- Objective
Review the lines that follow and copy each one that contains the word "this".

- Extracted information
++++
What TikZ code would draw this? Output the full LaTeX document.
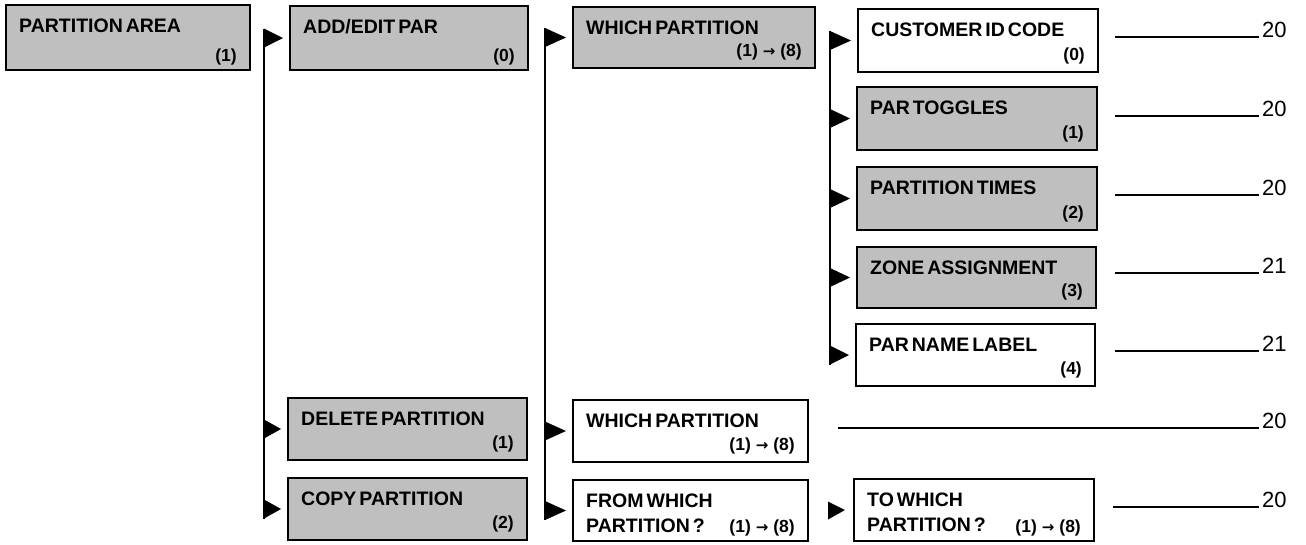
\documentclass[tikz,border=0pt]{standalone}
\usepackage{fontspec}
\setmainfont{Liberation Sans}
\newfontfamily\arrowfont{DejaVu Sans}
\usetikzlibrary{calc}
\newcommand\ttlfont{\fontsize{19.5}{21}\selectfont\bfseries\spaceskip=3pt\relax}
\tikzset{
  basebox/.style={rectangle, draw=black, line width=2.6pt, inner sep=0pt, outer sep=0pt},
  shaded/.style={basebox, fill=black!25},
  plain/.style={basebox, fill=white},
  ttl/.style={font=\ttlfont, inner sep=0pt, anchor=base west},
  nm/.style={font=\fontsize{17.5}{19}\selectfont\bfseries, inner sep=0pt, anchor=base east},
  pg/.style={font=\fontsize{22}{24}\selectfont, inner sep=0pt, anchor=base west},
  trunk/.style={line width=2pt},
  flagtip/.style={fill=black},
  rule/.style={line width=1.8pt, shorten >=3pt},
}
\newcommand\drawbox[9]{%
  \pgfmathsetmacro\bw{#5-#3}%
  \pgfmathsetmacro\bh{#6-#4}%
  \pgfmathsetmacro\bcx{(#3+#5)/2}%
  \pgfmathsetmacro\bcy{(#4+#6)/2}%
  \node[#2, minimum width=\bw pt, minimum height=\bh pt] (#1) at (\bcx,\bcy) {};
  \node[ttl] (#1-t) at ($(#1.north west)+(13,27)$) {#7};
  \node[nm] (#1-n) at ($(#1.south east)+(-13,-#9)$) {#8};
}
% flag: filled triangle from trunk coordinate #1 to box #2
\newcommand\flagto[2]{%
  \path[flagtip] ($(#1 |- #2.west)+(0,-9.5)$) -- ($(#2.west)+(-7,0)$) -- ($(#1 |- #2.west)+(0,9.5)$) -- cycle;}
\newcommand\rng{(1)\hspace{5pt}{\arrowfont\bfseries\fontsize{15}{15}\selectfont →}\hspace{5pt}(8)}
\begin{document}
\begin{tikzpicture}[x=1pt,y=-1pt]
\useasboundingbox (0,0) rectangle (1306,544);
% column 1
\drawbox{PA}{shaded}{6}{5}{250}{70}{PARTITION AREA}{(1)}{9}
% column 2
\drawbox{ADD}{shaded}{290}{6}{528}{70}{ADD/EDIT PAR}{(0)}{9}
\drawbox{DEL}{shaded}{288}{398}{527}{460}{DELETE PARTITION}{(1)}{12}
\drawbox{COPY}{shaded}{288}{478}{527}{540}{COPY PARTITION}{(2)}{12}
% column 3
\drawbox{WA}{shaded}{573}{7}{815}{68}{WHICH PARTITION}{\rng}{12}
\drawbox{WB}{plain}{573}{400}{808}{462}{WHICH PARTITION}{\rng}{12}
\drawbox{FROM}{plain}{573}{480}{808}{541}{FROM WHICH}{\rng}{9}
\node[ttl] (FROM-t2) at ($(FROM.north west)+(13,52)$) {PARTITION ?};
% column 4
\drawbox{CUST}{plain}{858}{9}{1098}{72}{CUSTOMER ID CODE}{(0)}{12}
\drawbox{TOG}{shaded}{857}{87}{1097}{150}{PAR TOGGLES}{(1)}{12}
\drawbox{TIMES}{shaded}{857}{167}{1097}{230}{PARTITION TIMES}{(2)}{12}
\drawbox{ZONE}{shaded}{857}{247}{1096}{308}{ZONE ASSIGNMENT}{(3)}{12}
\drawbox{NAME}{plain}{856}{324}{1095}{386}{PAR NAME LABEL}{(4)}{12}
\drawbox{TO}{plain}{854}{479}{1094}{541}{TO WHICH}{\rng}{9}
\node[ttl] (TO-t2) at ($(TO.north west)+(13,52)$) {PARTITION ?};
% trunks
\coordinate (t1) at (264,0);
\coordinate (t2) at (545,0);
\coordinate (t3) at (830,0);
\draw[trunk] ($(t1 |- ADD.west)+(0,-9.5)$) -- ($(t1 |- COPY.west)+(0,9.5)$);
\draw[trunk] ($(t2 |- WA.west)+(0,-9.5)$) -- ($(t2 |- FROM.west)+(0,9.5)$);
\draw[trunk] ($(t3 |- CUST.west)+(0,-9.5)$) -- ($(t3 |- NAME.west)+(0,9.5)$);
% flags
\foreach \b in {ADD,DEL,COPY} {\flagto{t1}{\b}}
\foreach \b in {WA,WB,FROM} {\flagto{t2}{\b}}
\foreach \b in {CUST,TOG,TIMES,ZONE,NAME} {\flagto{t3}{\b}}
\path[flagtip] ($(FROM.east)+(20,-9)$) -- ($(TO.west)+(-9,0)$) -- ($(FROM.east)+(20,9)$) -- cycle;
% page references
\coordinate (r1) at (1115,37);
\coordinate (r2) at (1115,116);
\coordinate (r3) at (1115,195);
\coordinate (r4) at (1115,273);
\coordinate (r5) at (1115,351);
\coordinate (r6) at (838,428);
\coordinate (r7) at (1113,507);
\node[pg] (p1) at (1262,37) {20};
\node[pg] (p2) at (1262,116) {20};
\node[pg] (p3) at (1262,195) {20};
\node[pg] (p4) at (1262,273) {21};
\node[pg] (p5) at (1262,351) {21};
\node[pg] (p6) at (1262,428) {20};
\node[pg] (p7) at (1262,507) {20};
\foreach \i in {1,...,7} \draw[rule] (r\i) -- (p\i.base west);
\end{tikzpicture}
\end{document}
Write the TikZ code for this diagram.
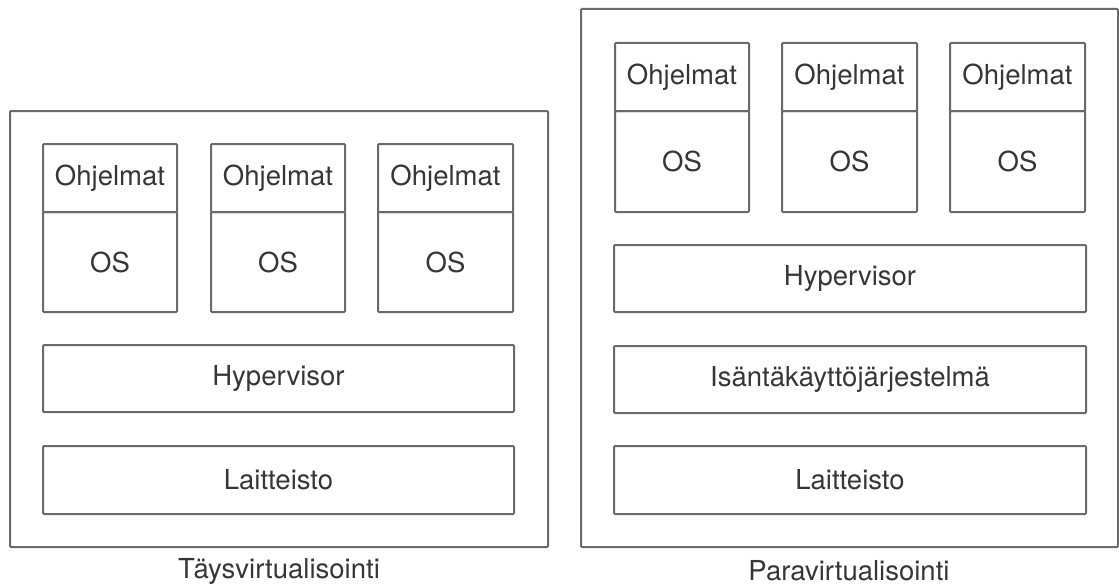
++++
- Exercise solution
What TikZ code would draw this? Output the full LaTeX document.
Write the TikZ code for this diagram.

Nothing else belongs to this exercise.